- AIM OF THE TASK -
Your task is to print exactly the lines from the line that contains "Rebuild this chart" through the line that contains "plt.rcParams['font.family'] = ['Liberation", with pictures left out.

Source code of charts
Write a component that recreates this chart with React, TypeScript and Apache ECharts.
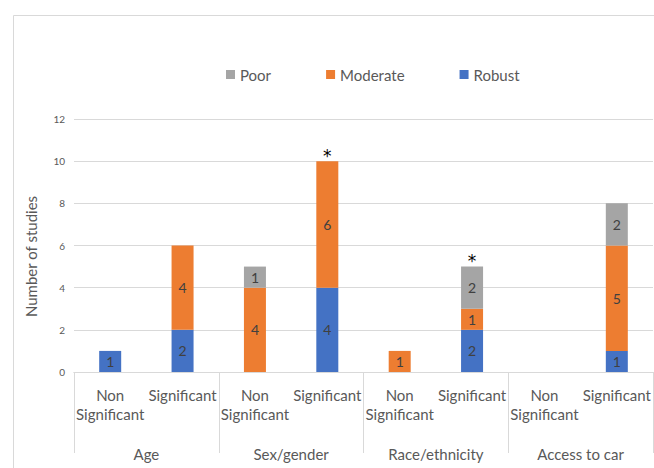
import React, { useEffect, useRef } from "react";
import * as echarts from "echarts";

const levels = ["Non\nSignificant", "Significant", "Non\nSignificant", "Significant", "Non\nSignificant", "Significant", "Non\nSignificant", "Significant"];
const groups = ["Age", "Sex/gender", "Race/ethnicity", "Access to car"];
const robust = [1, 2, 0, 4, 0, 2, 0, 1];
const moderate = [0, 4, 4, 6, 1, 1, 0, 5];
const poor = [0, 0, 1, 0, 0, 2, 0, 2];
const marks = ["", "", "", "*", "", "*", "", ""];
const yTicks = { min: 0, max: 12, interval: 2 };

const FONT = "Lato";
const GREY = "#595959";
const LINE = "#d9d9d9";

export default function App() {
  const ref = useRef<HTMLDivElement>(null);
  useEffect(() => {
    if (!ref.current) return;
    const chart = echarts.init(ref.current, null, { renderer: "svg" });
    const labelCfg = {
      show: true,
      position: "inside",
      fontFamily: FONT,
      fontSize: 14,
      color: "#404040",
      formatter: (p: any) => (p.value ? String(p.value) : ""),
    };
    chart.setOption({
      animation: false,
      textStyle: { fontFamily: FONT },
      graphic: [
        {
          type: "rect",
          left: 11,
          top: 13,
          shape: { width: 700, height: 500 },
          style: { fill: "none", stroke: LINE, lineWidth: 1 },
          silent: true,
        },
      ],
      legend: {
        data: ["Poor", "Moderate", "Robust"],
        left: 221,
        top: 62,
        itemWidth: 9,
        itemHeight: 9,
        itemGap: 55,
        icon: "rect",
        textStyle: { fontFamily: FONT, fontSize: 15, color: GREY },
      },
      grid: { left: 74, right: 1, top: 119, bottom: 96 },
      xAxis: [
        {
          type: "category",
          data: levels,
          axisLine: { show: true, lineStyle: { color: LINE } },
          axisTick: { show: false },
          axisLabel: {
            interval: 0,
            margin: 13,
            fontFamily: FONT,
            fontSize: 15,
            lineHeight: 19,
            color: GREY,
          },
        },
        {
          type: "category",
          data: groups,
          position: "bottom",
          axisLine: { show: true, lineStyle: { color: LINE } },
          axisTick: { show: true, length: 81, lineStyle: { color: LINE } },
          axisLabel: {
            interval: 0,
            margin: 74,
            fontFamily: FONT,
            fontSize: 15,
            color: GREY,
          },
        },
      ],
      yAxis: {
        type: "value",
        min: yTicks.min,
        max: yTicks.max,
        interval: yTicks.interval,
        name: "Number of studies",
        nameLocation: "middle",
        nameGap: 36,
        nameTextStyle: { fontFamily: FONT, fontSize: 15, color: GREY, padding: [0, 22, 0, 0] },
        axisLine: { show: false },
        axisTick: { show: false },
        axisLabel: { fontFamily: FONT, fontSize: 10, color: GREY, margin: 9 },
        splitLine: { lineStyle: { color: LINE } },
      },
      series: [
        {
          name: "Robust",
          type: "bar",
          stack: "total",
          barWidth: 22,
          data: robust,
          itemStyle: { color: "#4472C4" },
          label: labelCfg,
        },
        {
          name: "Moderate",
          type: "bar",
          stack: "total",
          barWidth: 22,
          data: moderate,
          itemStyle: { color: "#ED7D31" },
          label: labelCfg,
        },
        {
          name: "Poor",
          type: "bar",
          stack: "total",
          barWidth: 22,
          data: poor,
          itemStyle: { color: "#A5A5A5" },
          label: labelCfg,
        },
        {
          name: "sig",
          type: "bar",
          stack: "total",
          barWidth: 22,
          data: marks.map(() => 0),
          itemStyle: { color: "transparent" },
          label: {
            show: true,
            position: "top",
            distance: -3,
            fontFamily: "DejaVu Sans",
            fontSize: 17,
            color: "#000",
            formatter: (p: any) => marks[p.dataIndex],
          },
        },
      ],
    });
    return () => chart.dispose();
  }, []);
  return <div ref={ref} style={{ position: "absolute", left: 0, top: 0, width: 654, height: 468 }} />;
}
--
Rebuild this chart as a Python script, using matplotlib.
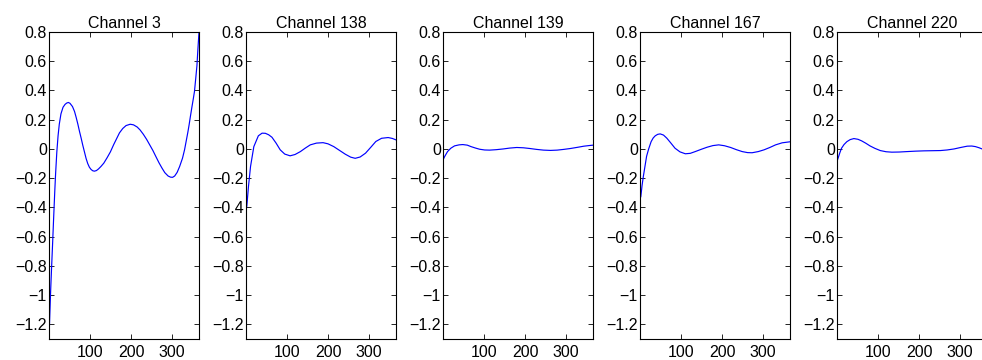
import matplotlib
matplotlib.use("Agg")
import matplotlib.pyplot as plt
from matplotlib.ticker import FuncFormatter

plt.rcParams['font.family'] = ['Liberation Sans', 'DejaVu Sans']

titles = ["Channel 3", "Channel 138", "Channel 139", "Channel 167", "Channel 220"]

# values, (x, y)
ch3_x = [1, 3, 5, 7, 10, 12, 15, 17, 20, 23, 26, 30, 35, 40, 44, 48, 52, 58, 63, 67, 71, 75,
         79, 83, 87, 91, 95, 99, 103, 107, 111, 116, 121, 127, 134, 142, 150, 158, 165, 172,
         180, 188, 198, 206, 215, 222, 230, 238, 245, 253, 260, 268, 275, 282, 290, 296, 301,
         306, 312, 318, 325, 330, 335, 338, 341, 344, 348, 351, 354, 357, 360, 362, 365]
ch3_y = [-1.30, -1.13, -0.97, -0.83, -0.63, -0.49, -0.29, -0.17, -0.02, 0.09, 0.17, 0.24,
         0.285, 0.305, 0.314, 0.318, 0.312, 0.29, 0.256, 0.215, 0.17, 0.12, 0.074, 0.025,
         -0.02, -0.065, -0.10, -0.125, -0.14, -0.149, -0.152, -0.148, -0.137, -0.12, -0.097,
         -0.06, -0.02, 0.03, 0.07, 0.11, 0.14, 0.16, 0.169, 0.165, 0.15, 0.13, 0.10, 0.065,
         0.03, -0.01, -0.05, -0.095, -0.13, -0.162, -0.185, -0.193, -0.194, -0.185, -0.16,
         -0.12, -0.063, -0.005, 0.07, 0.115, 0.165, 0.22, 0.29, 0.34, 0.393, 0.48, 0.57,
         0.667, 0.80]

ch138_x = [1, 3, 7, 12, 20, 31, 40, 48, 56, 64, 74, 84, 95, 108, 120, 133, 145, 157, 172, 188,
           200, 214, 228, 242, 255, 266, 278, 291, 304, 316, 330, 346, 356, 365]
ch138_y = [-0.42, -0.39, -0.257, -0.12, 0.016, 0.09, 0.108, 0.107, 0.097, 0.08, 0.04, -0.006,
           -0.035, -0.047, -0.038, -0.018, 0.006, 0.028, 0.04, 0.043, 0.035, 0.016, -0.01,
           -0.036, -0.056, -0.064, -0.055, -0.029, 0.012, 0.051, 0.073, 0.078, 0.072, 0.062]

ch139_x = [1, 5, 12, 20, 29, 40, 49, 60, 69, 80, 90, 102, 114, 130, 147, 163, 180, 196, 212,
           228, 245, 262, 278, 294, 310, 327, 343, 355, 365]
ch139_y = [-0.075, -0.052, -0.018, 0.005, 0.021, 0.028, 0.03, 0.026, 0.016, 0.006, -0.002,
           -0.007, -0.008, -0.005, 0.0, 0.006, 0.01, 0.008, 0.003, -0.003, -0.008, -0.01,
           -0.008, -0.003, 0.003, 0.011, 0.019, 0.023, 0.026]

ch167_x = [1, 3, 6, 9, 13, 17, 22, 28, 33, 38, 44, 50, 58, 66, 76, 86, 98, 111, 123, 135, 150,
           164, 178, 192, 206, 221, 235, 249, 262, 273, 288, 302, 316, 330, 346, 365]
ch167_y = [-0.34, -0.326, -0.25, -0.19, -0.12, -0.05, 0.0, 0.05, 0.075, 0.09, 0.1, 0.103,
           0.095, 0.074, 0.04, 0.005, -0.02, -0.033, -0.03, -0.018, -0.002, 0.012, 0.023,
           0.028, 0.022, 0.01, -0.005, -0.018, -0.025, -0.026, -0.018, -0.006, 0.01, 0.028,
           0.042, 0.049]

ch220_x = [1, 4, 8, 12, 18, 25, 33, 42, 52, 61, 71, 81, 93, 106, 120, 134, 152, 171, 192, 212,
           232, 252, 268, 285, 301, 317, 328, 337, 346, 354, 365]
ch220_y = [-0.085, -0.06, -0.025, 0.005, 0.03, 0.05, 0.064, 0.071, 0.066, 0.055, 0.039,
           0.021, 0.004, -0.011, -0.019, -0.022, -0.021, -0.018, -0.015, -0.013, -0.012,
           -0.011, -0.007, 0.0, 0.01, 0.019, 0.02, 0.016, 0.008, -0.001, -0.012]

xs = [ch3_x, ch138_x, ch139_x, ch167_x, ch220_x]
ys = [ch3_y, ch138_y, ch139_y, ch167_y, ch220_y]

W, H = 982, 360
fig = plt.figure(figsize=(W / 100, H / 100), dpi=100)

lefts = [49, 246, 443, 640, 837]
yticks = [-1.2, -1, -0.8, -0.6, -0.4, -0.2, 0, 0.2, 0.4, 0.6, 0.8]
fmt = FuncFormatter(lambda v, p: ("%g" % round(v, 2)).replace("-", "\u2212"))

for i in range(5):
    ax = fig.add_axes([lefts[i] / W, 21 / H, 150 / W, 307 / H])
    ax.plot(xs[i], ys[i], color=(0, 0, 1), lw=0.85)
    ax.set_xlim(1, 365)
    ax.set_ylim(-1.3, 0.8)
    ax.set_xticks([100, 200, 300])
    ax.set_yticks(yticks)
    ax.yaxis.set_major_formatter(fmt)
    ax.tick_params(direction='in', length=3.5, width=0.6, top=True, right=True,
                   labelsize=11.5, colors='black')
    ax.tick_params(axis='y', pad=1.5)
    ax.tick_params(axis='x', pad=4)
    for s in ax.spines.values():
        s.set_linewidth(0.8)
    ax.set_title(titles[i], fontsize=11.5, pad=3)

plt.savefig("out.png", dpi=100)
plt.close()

- TASK RESPONSE -
Rebuild this chart as a Python script, using matplotlib.
import matplotlib
matplotlib.use("Agg")
import matplotlib.pyplot as plt
from matplotlib.ticker import FuncFormatter

plt.rcParams['font.family'] = ['Liberation Sans', 'DejaVu Sans']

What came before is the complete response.